[Stored data entries]

# # #

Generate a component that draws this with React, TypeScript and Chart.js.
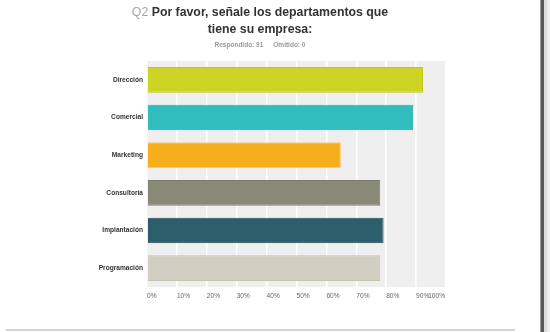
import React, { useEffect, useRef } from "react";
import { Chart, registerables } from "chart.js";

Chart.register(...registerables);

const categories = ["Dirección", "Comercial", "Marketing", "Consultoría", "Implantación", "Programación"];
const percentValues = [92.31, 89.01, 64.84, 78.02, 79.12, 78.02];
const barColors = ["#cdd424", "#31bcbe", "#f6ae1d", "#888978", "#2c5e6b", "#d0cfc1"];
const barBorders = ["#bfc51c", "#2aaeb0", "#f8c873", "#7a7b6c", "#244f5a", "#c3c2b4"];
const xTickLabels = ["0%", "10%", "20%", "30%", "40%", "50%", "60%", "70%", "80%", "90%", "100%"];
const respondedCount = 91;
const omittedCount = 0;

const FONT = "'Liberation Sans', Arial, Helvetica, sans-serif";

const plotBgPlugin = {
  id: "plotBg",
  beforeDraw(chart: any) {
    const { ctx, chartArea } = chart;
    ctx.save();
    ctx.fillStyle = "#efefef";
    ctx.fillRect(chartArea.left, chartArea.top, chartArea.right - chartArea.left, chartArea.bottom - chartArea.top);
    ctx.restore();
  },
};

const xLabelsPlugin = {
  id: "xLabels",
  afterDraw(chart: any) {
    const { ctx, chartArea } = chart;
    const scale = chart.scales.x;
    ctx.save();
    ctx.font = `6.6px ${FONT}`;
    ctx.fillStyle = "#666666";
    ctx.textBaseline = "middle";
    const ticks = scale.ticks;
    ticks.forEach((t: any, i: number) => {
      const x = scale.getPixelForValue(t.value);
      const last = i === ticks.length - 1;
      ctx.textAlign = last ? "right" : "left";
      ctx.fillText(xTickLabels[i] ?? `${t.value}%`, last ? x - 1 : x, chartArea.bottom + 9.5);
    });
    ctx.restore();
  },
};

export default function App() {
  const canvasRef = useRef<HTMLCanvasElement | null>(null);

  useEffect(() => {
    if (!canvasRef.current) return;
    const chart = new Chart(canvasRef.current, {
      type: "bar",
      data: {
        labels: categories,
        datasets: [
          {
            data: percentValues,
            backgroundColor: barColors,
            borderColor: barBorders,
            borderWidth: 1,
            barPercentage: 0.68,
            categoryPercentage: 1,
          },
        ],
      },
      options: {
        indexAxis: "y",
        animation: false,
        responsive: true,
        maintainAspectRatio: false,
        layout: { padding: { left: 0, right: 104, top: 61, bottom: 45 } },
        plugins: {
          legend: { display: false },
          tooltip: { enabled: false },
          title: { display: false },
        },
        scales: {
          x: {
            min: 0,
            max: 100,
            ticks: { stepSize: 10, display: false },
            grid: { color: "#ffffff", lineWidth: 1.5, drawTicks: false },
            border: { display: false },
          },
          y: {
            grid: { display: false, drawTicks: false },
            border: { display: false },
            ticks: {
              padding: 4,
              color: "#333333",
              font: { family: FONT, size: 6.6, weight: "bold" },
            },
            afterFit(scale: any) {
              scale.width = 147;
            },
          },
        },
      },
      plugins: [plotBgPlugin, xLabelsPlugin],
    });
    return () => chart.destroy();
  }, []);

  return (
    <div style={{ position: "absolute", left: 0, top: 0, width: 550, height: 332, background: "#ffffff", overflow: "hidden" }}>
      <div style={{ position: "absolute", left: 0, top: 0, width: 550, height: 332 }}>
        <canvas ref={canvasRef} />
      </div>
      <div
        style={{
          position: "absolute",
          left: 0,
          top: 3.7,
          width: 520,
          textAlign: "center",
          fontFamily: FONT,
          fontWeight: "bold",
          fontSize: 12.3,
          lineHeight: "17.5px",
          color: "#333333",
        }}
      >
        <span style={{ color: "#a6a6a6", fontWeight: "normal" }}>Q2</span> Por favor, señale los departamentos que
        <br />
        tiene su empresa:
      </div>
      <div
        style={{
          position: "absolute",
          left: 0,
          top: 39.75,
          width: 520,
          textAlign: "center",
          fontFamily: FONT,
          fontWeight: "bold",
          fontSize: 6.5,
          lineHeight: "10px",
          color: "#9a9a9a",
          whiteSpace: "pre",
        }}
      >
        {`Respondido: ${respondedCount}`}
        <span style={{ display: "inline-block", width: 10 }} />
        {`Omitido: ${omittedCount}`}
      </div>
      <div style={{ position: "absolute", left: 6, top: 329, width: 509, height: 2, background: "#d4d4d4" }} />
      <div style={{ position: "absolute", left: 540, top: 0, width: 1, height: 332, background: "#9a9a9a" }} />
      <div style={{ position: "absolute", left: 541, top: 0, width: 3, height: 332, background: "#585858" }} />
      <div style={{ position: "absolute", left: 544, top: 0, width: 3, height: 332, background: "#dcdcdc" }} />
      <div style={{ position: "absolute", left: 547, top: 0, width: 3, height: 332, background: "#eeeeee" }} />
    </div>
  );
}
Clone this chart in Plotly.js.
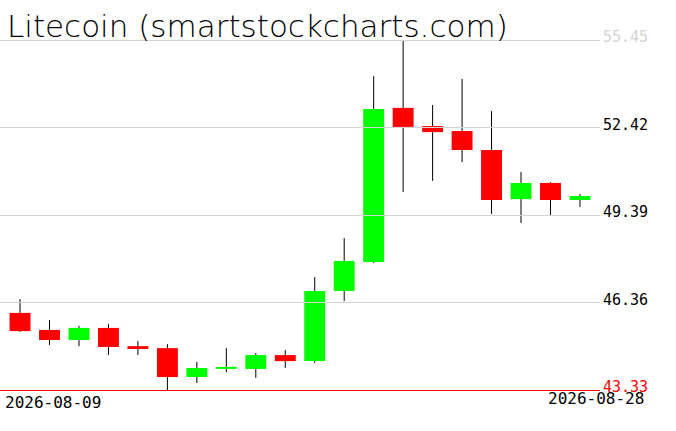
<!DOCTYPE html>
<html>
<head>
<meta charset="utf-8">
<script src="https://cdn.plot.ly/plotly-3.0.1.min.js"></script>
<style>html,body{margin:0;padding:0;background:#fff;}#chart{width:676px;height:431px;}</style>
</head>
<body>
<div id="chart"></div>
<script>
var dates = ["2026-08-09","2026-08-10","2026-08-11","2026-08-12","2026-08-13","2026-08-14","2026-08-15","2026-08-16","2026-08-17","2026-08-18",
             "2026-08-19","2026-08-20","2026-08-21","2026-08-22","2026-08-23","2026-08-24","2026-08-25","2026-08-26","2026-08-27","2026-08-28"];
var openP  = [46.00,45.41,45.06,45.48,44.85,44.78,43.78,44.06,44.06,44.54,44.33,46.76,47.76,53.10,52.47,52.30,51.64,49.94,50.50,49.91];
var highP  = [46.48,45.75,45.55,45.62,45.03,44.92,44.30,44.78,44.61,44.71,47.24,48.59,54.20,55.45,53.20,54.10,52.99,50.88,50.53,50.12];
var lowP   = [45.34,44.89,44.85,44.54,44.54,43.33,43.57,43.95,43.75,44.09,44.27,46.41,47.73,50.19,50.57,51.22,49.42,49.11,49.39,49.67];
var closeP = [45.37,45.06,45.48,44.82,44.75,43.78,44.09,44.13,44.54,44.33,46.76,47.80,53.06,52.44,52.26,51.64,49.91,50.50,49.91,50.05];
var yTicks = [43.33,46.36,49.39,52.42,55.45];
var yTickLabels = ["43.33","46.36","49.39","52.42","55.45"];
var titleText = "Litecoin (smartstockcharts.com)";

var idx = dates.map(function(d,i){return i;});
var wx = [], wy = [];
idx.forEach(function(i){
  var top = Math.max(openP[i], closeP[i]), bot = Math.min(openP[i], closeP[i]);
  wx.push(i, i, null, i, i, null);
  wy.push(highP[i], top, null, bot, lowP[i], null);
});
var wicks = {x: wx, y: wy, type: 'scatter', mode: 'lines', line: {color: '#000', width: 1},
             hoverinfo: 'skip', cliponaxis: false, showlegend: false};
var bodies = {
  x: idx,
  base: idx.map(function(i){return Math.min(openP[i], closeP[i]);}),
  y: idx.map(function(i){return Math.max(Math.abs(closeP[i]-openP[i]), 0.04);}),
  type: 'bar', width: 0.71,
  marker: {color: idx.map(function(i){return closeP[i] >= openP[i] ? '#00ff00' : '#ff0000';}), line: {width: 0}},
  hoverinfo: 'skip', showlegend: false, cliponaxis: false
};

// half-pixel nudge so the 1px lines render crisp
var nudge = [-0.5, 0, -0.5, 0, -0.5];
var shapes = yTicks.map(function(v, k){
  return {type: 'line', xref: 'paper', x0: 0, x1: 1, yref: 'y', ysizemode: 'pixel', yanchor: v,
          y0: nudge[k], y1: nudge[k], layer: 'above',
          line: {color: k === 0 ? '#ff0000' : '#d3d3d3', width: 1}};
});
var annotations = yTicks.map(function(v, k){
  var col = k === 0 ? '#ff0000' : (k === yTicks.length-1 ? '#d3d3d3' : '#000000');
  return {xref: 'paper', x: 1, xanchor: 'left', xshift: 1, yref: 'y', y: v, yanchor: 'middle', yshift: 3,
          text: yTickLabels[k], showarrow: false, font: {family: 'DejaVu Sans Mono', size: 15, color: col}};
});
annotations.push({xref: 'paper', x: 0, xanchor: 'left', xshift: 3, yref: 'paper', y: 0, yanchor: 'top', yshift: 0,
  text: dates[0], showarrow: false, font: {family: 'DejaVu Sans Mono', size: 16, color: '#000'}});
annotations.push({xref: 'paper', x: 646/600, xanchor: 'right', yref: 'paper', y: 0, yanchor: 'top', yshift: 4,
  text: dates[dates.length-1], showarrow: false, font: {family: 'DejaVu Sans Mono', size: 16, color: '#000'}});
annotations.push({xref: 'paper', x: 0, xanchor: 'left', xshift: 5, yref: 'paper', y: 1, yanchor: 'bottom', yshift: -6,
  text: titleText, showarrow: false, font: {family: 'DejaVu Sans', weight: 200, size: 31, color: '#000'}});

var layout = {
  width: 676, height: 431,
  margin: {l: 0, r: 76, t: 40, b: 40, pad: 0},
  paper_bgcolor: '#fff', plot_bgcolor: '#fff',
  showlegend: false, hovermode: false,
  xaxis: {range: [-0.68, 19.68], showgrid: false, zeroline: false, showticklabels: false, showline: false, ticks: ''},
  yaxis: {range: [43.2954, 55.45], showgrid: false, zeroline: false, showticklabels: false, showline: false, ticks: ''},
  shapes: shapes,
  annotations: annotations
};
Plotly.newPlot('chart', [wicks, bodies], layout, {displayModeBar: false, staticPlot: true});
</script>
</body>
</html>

# # #

* _STATED PROBLEM_:
Please give again the entries word for word, starting at the first line and ending with the line that contains "Chart.register(...registerables);"; include both of those lines but none of the pictures.

* _RESULT OF THE TASK_:
Generate a component that draws this with React, TypeScript and Chart.js.
import React, { useEffect, useRef } from "react";
import { Chart, registerables } from "chart.js";

Chart.register(...registerables);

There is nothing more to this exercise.